THE WONDERFUL DEBUT BOOK OF CONNIE ROBERTS’ POEMS, “LITTLE WITNESS”
written by Charles R. Hale
Given a cruel childhood how does anyone function psychologically at a far greater level than his or her experiences might predict? It’s a question I’ve often pondered when thinking of my grandfather Allie’s extremely difficult youth.
Recently, I had a discussion with poet Connie Roberts about this same topic. Connie suffered through an equally difficult childhood but survived as one of the most talented, vivacious people I’ve ever met. I asked her when she was going to write a memoir and she said, “I have. It’s all in my poetry.”
Now you have an opportunity to read this great woman’s work. The winner of the Patrick Kavanagh Award as Ireland’s top poet in 2010 and winner of the Listowel Writer’s Week Poetry Collection Award, her debut book of poems Little Witness has been published by Arlen House Dublin. You can buy a copy and learn more about Connie by clicking here.

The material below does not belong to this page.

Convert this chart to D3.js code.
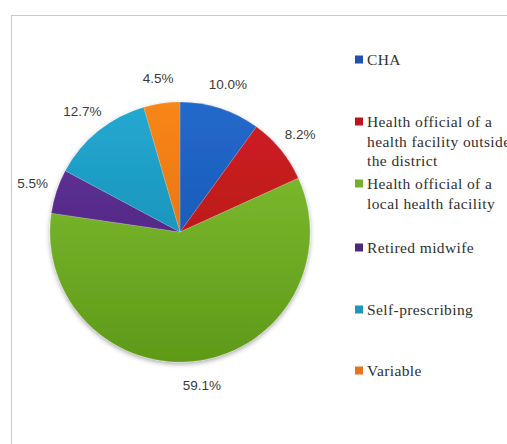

Here’s what Dan Barry wrote about Connie’s work in the NY Times: “The concrete language of Connie Roberts hits you hard; leaves a mark. You smell the brutal father’s soured Guinness breath before his next abomination; you taste the succulent orange spirited into an orphanage bed; you feel the sting of a nun’s wooden spoon, the warm piss of fear, the run of blood. In her vivid recounting of a childhood spent in one of Ireland’s notorious industrial schools, truth hides behind no “masquerade of metaphors.” Roberts honors children, holds adults accountable, and finds acceptance, all with a reportorial rigor that, through her soaring language and big-hearted vision, achieves poetic art. This is the poetry of rock-hard experience. It will skin your soul.”